Amethyst is a violet variety of quartz. The name comes from the Greek word “amethystos “ meaning "not intoxicated" in translation, a reference to the belief that the stone protected its owner from drunkenness.
Amethyst occurs in primary hues from a light pinkish violet color to a deep purple color. Amethyst may exhibit one or both secondary hues, red and blue. The ideal grade is called "Deep Siberian" and has a primary purple hue of around 75–80%, with 15–20% blue and (depending on the light source) red secondary hues. ‘Rose de France’ is defined by its markedly light shade of the purple, reminiscent of a lavender/lilac shade. These pale colors were once considered undesirable but have recently become popular due to intensive marketing.
The biggest factor in the value of amethyst is the color displayed. The highest-grade amethyst (called "Deep Russian") is exceptionally rare and therefore when one is found, its value is dependent on the demand of collectors. Now and then Nature gives us a surprise by having created bicolored stones, like the ones recently found in Bolivia in the form of caustics crystal nuggets. This variety is known as ametrine, for in its formation certain energy states of iron introduce violet areas to the yellow citrine.
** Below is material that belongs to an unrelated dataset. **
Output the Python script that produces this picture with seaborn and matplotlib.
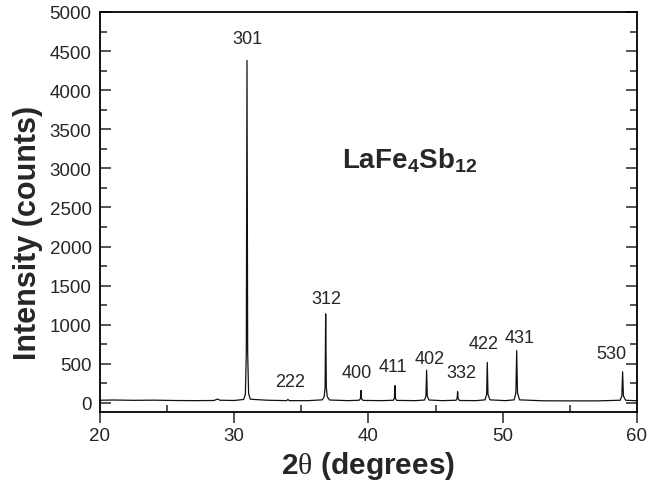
import matplotlib
matplotlib.use("Agg")
import matplotlib.pyplot as plt
import seaborn as sns
import pandas as pd
from matplotlib.ticker import MultipleLocator

sns.set_style("ticks")
plt.rcParams['font.family'] = ['Liberation Sans', 'DejaVu Sans']
plt.rcParams['mathtext.fontset'] = 'custom'
plt.rcParams['mathtext.rm'] = 'Liberation Serif'
plt.rcParams['mathtext.bf'] = 'Liberation Sans:bold'

# diffraction trace (2theta in degrees, intensity in counts)
two_theta = [20.0, 21.0, 22.5, 24.0, 25.5, 27.0, 28.5, 28.75, 28.95, 30.0,
             30.70, 30.83, 30.90, 30.95, 31.00, 31.07, 31.20, 32.5,
             33.9, 34.0, 34.1, 35.5,
             36.55, 36.70, 36.77, 36.81, 36.86, 36.93, 37.10, 38.5,
             39.30, 39.40, 39.44, 39.48, 39.60, 41.0,
             41.85, 41.93, 41.97, 42.01, 42.10, 43.5,
             44.18, 44.28, 44.33, 44.38, 44.50, 45.5,
             46.52, 46.60, 46.64, 46.68, 46.78, 48.0,
             48.68, 48.80, 48.85, 48.90, 49.05, 50.2,
             50.85, 50.98, 51.04, 51.10, 51.25, 53.0, 55.0, 57.0,
             58.75, 58.87, 58.93, 58.99, 59.15, 59.8, 60.0]
counts = [35, 38, 34, 36, 32, 30, 32, 50, 35, 32,
          45, 110, 650, 4380, 650, 120, 48, 35,
          30, 45, 30, 30,
          40, 80, 200, 1140, 200, 80, 38, 30,
          35, 55, 160, 55, 33, 30,
          35, 60, 222, 60, 33, 30,
          38, 90, 420, 90, 38, 30,
          35, 55, 145, 55, 32, 30,
          40, 110, 520, 110, 40, 30,
          40, 130, 670, 130, 40, 28, 27, 27,
          35, 90, 400, 90, 35, 30, 30]

# peak indices and where their labels sit
hkl = ["301", "312", "222", "400", "411", "402", "332", "422", "431", "530"]
label_x = [30.95, 36.84, 34.15, 39.12, 41.80, 44.59, 46.89, 48.60, 51.23, 58.12]
label_y = [4660, 1342, 272, 384, 464, 575, 384, 763, 840, 634]

df = pd.DataFrame({"two_theta": two_theta, "counts": counts})

fig, ax = plt.subplots(figsize=(6.48, 4.85), dpi=100)
fig.subplots_adjust(left=0.1543, right=0.983, top=0.9732, bottom=0.1485)

sns.lineplot(data=df, x="two_theta", y="counts", ax=ax, color="#111111",
             linewidth=0.9, estimator=None, sort=False)

for name, lx, ly in zip(hkl, label_x, label_y):
    ax.text(lx, ly, name, ha="center", va="center", fontsize=13)

ax.text(38.0, 3014, r"$\mathbf{LaFe_4Sb_{12}}$", ha="left", va="baseline",
        fontsize=20)

ax.set_xlim(20, 60)
ax.set_ylim(-115, 5000)
ax.xaxis.set_major_locator(MultipleLocator(10))
ax.xaxis.set_minor_locator(MultipleLocator(5))
ax.yaxis.set_major_locator(MultipleLocator(500))
ax.yaxis.set_minor_locator(MultipleLocator(250))
ax.tick_params(axis="x", which="major", direction="out", length=8, width=1.1,
               labelsize=13.5, pad=3)
ax.tick_params(axis="x", which="minor", direction="in", length=5, width=1.1)
ax.tick_params(axis="y", which="major", direction="in", length=8, width=1.1,
               labelsize=13.5, right=True, pad=6)
ax.tick_params(axis="y", which="minor", direction="in", length=5, width=1.1,
               right=True)
for side in ax.spines.values():
    side.set_linewidth(1.3)
    side.set_color("black")

ax.set_xlabel(r"2$\mathrm{\theta}$ (degrees)", fontsize=21.5, fontweight="bold")
ax.set_ylabel("Intensity (counts)", fontsize=22, fontweight="bold")
ax.xaxis.set_label_coords(0.5, -0.092)
ax.yaxis.set_label_coords(-0.106, 0.45)

fig.savefig("out.png", dpi=100)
Green quartz is sometimes incorrectly called green amethyst, which is a misnomer and not an appropriate name for the gem, the proper terminology being prasiolite. Other names for green quartz are vermarine or lime citrine.
The deposits with the greatest economic significance are in various states in southern Brazil and in neighboring Uruguay. The third major export country is Madagascar. However, this gemstone is spread all over the world. High-quality amethyst can be found in Siberia, Sri Lanka, and the far East. It is also found and mined in South Korea. The largest opencast amethyst vein in the world is in Maissau, Lower Austria. Much fine amethyst comes from Russia, especially from near Mursinka in the Ekaterinburg district, where it occurs in drusy cavities in granitic rocks. Many localities in south India yield amethyst while one of the largest global amethyst producers is Zambia. Amethyst occurs at many localities in the United States and is relatively common in the Canadian provinces of Ontario and Nova Scotia.
Amethyst was used as a gemstone by the ancient Egyptians and was largely employed in antiquity for intaglio engraved gems.
According to the ancient Greek saga, Diana turned a nymph whom Bacchus loved into an amethyst; hence the term Bacchus stone. The Greeks believed amethyst gems could prevent intoxication, while medieval European soldiers wore amethyst amulets as protection in battle in the belief that amethysts heal people and keep them cool-headed. Moses described it as a symbol of the Spirit of God in the official robes of the High Priest of the Jews, and the Russian Empress Catherine the Great sent thousands of miners into the Urals to look for it.